We'll explain more about AmortSeries in a future iteration of this tutorial. For now, let's just look at how to use this utility:

we pass it ListChunked as inputs;
we also pass a function which takes two AmortSeries and produces a scalar value.

#[polars_expr(output_type=Float64)]
fn weighted_mean(inputs: &[Series]) -> PolarsResult<Series> {
    let values = inputs[0].list()?;
    let weights = &inputs[1].list()?;
    polars_ensure!(
        values.dtype() == &DataType::List(Box::new(DataType::Int64)),
        ComputeError: "Expected `values` to be of type `List(Int64)`, got: {}", values.dtype()
    );
    polars_ensure!(
        weights.dtype() == &DataType::List(Box::new(DataType::Float64)),
        ComputeError: "Expected `weights` to be of type `List(Float64)`, got: {}", weights.dtype()
    );

    let out: Float64Chunked = binary_amortized_elementwise(
        values,
        weights,
        |values_inner: &AmortSeries, weights_inner: &AmortSeries| -> Option<f64> {
            let values_inner = values_inner.as_ref().i64().unwrap();
            let weights_inner = weights_inner.as_ref().f64().unwrap();
            if values_inner.len() == 0 {
                // Mirror Polars, and return None for empty mean.
                return None
            }
            let mut numerator: f64 = 0.;
            let mut denominator: f64 = 0.;
            values_inner
                .iter()
                .zip(weights_inner.iter())
                .for_each(|(v, w)| {
                    if let (Some(v), Some(w)) = (v, w) {
                        numerator += v as f64 * w;
                        denominator += w;
                    }
                });
            Some(numerator / denominator)
        },
    );
    Ok(out.into_series())
}

If you just need to get a problem solved, this function works! But let's note its limitations:

it assumes that each inner element of values and weights has the same length - it would be better to raise an error if this assumption is not met
it only accepts Int64 values and Float64 weights (see section 2 for how you could make it more generic).

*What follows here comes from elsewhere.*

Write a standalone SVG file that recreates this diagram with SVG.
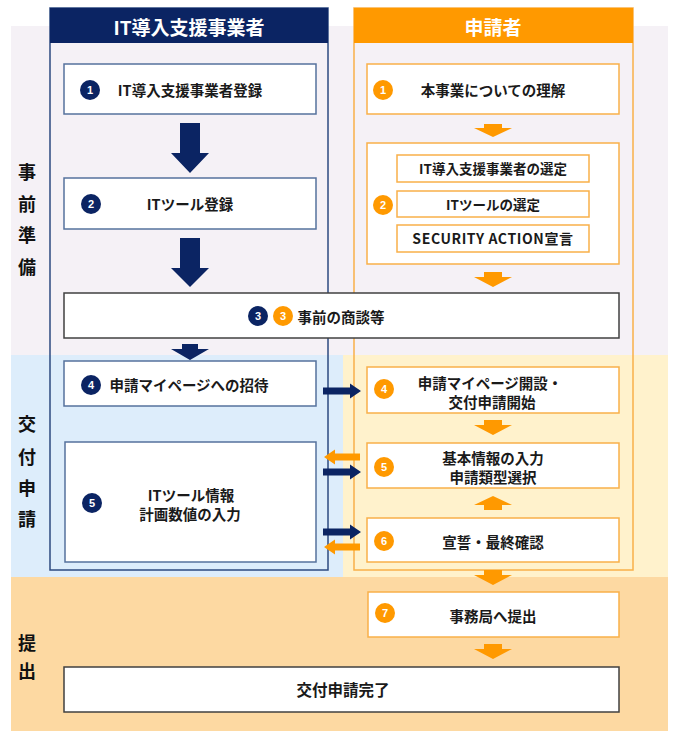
<svg xmlns="http://www.w3.org/2000/svg" width="680" height="740" viewBox="0 0 680 740">
<style>
text{font-family:"Noto Sans CJK JP","Noto Sans",sans-serif;font-weight:700;fill:#1a1a1a;text-anchor:middle;dominant-baseline:central}
.t{font-size:14.5px}
.ts{font-size:13.5px}
.lbl{font-size:18px;fill:#111}
.hd{font-size:19px;fill:#fff}
.num{font-family:"Liberation Sans",Arial,sans-serif;font-size:11px;fill:#fff}
.lbox{fill:#fff;stroke:#55729d;stroke-width:1.5}
.rbox{fill:#fff;stroke:#f9b049;stroke-width:1.5}
.kbox{fill:#fff;stroke:#404040;stroke-width:1.5}
.nv{fill:#0b2463}
.or{fill:#ff9900}
</style>
<!-- bands -->
<rect x="11" y="26" width="657" height="329" fill="#f5f1f6"/>
<rect x="11" y="355" width="332" height="222" fill="#ddedfb"/>
<rect x="343" y="355" width="325" height="222" fill="#fff2cc"/>
<rect x="11" y="577" width="657" height="154" fill="#fdd9a2"/>
<g id="phase-labels">
<text class="lbl" x="27" y="171">事</text>
<text class="lbl" x="27" y="203">前</text>
<text class="lbl" x="27" y="234">準</text>
<text class="lbl" x="27" y="266">備</text>
<text class="lbl" x="27" y="423">交</text>
<text class="lbl" x="27" y="456">付</text>
<text class="lbl" x="27" y="487">申</text>
<text class="lbl" x="27" y="518">請</text>
<text class="lbl" x="27" y="642">提</text>
<text class="lbl" x="27" y="670">出</text>
</g>
<g id="col-vendor">
<rect x="50" y="8" width="278" height="562" fill="none" stroke="#2d4a80" stroke-width="1.5"/>
<rect x="50" y="8" width="278" height="35" class="nv"/>
<text class="hd" x="189" y="26">IT導入支援事業者</text>
</g>
<g id="col-applicant">
<rect x="354" y="8" width="279" height="562" fill="none" stroke="#f9b049" stroke-width="1.5"/>
<rect x="354" y="8" width="279" height="35" class="or"/>
<text class="hd" x="493" y="26">申請者</text>
</g>
<g id="v1">
<rect class="lbox" x="64" y="64" width="252" height="50"/>
<circle cx="90" cy="90" r="10" class="nv"/><text class="num" x="90" y="90">1</text>
<text class="t" x="190" y="89">IT導入支援事業者登録</text>
</g>
<g id="v2">
<rect class="lbox" x="64" y="178" width="252" height="51"/>
<circle cx="91" cy="204" r="10" class="nv"/><text class="num" x="91" y="204">2</text>
<text class="t" x="190" y="203">ITツール登録</text>
</g>
<g id="s3">
<rect class="kbox" x="64" y="293" width="555" height="45"/>
<circle cx="258" cy="316" r="10" class="nv"/><text class="num" x="258" y="316">3</text>
<circle cx="283" cy="316" r="10" class="or"/><text class="num" x="283" y="316">3</text>
<text class="t" x="341" y="316">事前の商談等</text>
</g>
<g id="v4">
<rect class="lbox" x="64" y="361" width="252" height="45"/>
<circle cx="91" cy="385" r="10" class="nv"/><text class="num" x="91" y="385">4</text>
<text class="t" x="189" y="384">申請マイページへの招待</text>
</g>
<g id="v5">
<rect class="lbox" x="65" y="442" width="251" height="120"/>
<circle cx="92" cy="503" r="10" class="nv"/><text class="num" x="92" y="503">5</text>
<text class="t" x="191" y="494">ITツール情報</text>
<text class="t" x="190" y="513">計画数値の入力</text>
</g>
<g id="a1">
<rect class="rbox" x="367" y="64" width="252" height="50"/>
<circle cx="383" cy="90" r="10" class="or"/><text class="num" x="383" y="90">1</text>
<text class="t" x="493" y="89">本事業についての理解</text>
</g>
<g id="a2">
<rect class="rbox" x="367" y="143" width="252" height="121"/>
<rect class="rbox" x="397" y="155" width="192" height="27"/>
<text class="ts" x="493" y="168">IT導入支援事業者の選定</text>
<rect class="rbox" x="397" y="191" width="192" height="26"/>
<text class="ts" x="493" y="204">ITツールの選定</text>
<rect class="rbox" x="397" y="225" width="192" height="27"/>
<text class="ts" x="493" y="238" style="font-size:14px;letter-spacing:0.6px">SECURITY ACTION宣言</text>
<circle cx="383" cy="205" r="10" class="or"/><text class="num" x="383" y="205">2</text>
</g>
<g id="a4">
<rect class="rbox" x="367" y="367" width="252" height="46"/>
<circle cx="384" cy="389" r="10" class="or"/><text class="num" x="384" y="389">4</text>
<text class="t" x="490" y="382">申請マイページ開設・</text>
<text class="t" x="492" y="401">交付申請開始</text>
</g>
<g id="a5">
<rect class="rbox" x="367" y="443" width="252" height="45"/>
<circle cx="384" cy="467" r="10" class="or"/><text class="num" x="384" y="467">5</text>
<text class="t" x="493" y="457">基本情報の入力</text>
<text class="t" x="493" y="476">申請類型選択</text>
</g>
<g id="a6">
<rect class="rbox" x="367" y="518" width="252" height="44"/>
<circle cx="384" cy="541" r="10" class="or"/><text class="num" x="384" y="541">6</text>
<text class="t" x="493" y="541">宣誓・最終確認</text>
</g>
<g id="a7">
<rect class="rbox" x="368" y="592" width="251" height="45"/>
<circle cx="385" cy="613" r="10" class="or"/><text class="num" x="385" y="613">7</text>
<text class="t" x="493" y="615">事務局へ提出</text>
</g>
<g id="done">
<rect class="kbox" x="64" y="667" width="555" height="45"/>
<text x="343" y="689" style="font-size:15.5px">交付申請完了</text>
</g>
<g id="connectors">
<path class="nv" d="M180,123H200V153H209L190,173L171,153H180Z"/>
<path class="nv" d="M180,238H200V268H209L190,287L171,268H180Z"/>
<path class="nv" d="M182,344H198V349H209L190,360L171,349H182Z"/>
<path class="or" d="M484,124H502V128H512L493,137L474,128H484Z"/>
<path class="or" d="M484,272H502V277H512L493,287L474,277H484Z"/>
<path class="or" d="M484,420H502V425H512L493,435L474,425H484Z"/>
<path class="or" d="M493,496L512,505H502V510H484V505H474Z"/>
<path class="or" d="M484,570H502V575H512L493,585L474,575H484Z"/>
<path class="or" d="M484,644H502V649H512L493,659L474,649H484Z"/>
<path class="nv" d="M323,387.5H350V383.5L361,391L350,398.5V394.5H323Z"/>
<path class="nv" d="M323,468.5H350V464.5L361,472L350,479.5V475.5H323Z"/>
<path class="nv" d="M323,528.5H350V524.5L361,532L350,539.5V535.5H323Z"/>
<path class="or" d="M360,453.5H335V449.5L324,457L335,464.5V460.5H360Z"/>
<path class="or" d="M360,543.5H335V539.5L324,547L335,554.5V550.5H360Z"/>
</g>
</svg>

To try it out, we compile with maturin develop (or maturin develop --release if you're benchmarking), and then we should be able to run run.py:

import polars as pl
import minimal_plugin as mp

df = pl.DataFrame({
    'values': [[1, 3, 2], [5, 7]],
    'weights': [[.5, .3, .2], [.1, .9]]
})
print(df.with_columns(weighted_mean = mp.weighted_mean('values', 'weights')))

to see

shape: (2, 3)
┌───────────┬─────────────────┬───────────────┐
│ values    ┆ weights         ┆ weighted_mean │
│ ---       ┆ ---             ┆ ---           │
│ list[i64] ┆ list[f64]       ┆ f64           │
╞═══════════╪═════════════════╪═══════════════╡
│ [1, 3, 2] ┆ [0.5, 0.3, 0.2] ┆ 1.8           │
│ [5, 7]    ┆ [0.1, 0.9]      ┆ 6.8           │
└───────────┴─────────────────┴───────────────┘

Gimme chocolate challenge¶

Could you implement a weighted standard deviation calculator?